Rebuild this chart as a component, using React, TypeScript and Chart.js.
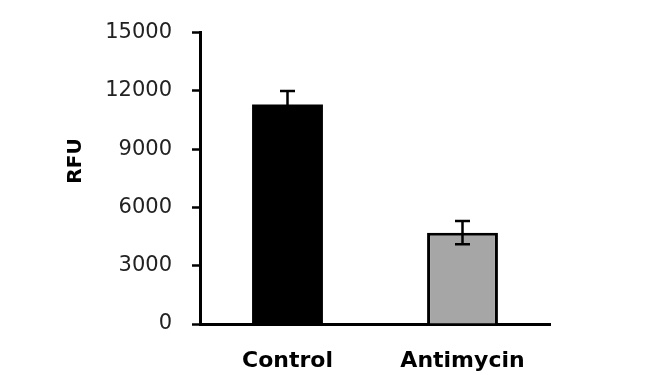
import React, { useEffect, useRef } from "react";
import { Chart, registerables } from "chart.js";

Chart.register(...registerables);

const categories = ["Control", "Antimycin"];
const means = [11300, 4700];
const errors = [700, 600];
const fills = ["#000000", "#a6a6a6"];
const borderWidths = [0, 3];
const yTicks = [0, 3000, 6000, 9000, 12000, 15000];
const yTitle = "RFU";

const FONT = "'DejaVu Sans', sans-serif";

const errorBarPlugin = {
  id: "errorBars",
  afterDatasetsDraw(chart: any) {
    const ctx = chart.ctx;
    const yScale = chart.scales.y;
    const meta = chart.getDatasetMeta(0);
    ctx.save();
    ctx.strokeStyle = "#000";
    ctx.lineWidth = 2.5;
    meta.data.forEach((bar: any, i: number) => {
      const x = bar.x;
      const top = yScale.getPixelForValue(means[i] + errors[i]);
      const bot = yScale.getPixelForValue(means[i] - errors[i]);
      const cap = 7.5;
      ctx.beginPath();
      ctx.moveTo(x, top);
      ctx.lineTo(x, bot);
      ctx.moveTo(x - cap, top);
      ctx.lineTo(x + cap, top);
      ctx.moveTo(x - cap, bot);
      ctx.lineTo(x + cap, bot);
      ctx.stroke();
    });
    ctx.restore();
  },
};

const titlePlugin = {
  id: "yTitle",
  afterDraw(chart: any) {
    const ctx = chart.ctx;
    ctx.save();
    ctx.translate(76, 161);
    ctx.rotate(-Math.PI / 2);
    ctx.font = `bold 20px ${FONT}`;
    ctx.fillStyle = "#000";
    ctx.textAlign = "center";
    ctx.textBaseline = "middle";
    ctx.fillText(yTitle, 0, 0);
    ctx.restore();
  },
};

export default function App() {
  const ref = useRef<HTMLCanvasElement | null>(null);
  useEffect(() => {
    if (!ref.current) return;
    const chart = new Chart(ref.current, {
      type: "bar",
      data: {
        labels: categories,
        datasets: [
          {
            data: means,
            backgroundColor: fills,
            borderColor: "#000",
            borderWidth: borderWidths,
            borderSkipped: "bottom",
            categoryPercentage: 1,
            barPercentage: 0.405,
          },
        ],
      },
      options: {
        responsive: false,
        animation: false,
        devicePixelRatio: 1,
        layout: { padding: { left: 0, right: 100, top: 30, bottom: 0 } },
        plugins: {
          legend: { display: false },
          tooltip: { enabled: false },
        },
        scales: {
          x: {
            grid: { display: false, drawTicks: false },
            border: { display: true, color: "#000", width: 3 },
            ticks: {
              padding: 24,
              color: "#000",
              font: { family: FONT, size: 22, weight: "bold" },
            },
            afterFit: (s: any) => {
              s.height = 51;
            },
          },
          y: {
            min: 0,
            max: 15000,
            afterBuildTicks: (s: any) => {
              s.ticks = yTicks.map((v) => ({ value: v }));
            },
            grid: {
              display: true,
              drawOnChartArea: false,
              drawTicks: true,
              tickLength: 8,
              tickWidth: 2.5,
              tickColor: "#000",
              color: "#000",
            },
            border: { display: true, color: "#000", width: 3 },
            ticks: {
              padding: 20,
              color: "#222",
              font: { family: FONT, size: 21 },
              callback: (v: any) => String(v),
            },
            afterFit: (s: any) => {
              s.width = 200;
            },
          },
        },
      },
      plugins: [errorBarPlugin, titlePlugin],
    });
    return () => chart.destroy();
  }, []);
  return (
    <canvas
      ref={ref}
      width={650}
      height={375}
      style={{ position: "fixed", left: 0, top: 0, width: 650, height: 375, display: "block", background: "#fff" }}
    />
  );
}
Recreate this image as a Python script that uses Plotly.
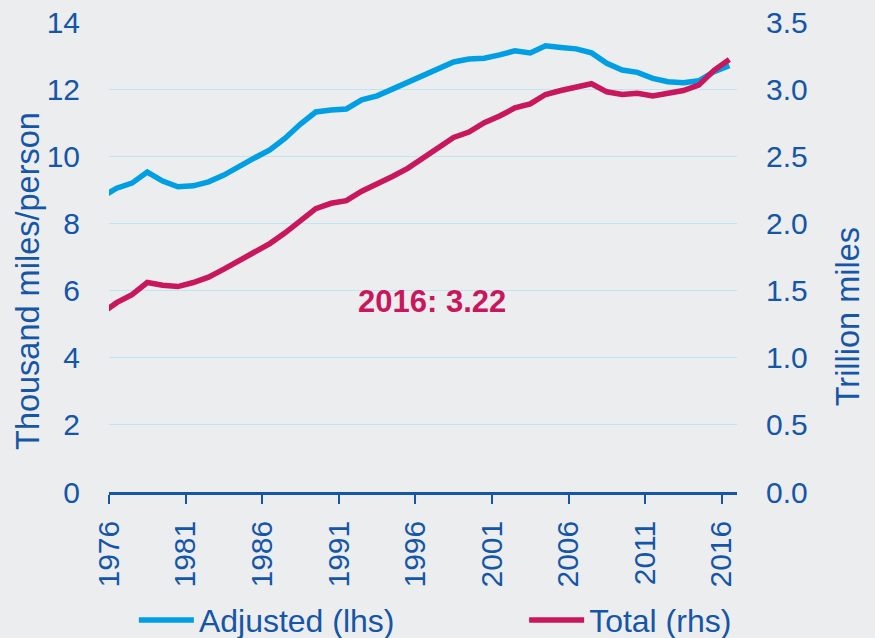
--- --- ---
* WORK TO DO *
Return all of the entries exactly as written, but drop any pictures they hold.

* WRITTEN ANSWER *
Rebuild this chart as a component, using React, TypeScript and Chart.js.
import React, { useEffect, useRef } from "react";
import { Chart, registerables } from "chart.js";

Chart.register(...registerables);

const categories = ["Control", "Antimycin"];
const means = [11300, 4700];
const errors = [700, 600];
const fills = ["#000000", "#a6a6a6"];
const borderWidths = [0, 3];
const yTicks = [0, 3000, 6000, 9000, 12000, 15000];
const yTitle = "RFU";

const FONT = "'DejaVu Sans', sans-serif";

const errorBarPlugin = {
  id: "errorBars",
  afterDatasetsDraw(chart: any) {
    const ctx = chart.ctx;
    const yScale = chart.scales.y;
    const meta = chart.getDatasetMeta(0);
    ctx.save();
    ctx.strokeStyle = "#000";
    ctx.lineWidth = 2.5;
    meta.data.forEach((bar: any, i: number) => {
      const x = bar.x;
      const top = yScale.getPixelForValue(means[i] + errors[i]);
      const bot = yScale.getPixelForValue(means[i] - errors[i]);
      const cap = 7.5;
      ctx.beginPath();
      ctx.moveTo(x, top);
      ctx.lineTo(x, bot);
      ctx.moveTo(x - cap, top);
      ctx.lineTo(x + cap, top);
      ctx.moveTo(x - cap, bot);
      ctx.lineTo(x + cap, bot);
      ctx.stroke();
    });
    ctx.restore();
  },
};

const titlePlugin = {
  id: "yTitle",
  afterDraw(chart: any) {
    const ctx = chart.ctx;
    ctx.save();
    ctx.translate(76, 161);
    ctx.rotate(-Math.PI / 2);
    ctx.font = `bold 20px ${FONT}`;
    ctx.fillStyle = "#000";
    ctx.textAlign = "center";
    ctx.textBaseline = "middle";
    ctx.fillText(yTitle, 0, 0);
    ctx.restore();
  },
};

export default function App() {
  const ref = useRef<HTMLCanvasElement | null>(null);
  useEffect(() => {
    if (!ref.current) return;
    const chart = new Chart(ref.current, {
      type: "bar",
      data: {
        labels: categories,
        datasets: [
          {
            data: means,
            backgroundColor: fills,
            borderColor: "#000",
            borderWidth: borderWidths,
            borderSkipped: "bottom",
            categoryPercentage: 1,
            barPercentage: 0.405,
          },
        ],
      },
      options: {
        responsive: false,
        animation: false,
        devicePixelRatio: 1,
        layout: { padding: { left: 0, right: 100, top: 30, bottom: 0 } },
        plugins: {
          legend: { display: false },
          tooltip: { enabled: false },
        },
        scales: {
          x: {
            grid: { display: false, drawTicks: false },
            border: { display: true, color: "#000", width: 3 },
            ticks: {
              padding: 24,
              color: "#000",
              font: { family: FONT, size: 22, weight: "bold" },
            },
            afterFit: (s: any) => {
              s.height = 51;
            },
          },
          y: {
            min: 0,
            max: 15000,
            afterBuildTicks: (s: any) => {
              s.ticks = yTicks.map((v) => ({ value: v }));
            },
            grid: {
              display: true,
              drawOnChartArea: false,
              drawTicks: true,
              tickLength: 8,
              tickWidth: 2.5,
              tickColor: "#000",
              color: "#000",
            },
            border: { display: true, color: "#000", width: 3 },
            ticks: {
              padding: 20,
              color: "#222",
              font: { family: FONT, size: 21 },
              callback: (v: any) => String(v),
            },
            afterFit: (s: any) => {
              s.width = 200;
            },
          },
        },
      },
      plugins: [errorBarPlugin, titlePlugin],
    });
    return () => chart.destroy();
  }, []);
  return (
    <canvas
      ref={ref}
      width={650}
      height={375}
      style={{ position: "fixed", left: 0, top: 0, width: 650, height: 375, display: "block", background: "#fff" }}
    />
  );
}
Recreate this image as a Python script that uses Plotly.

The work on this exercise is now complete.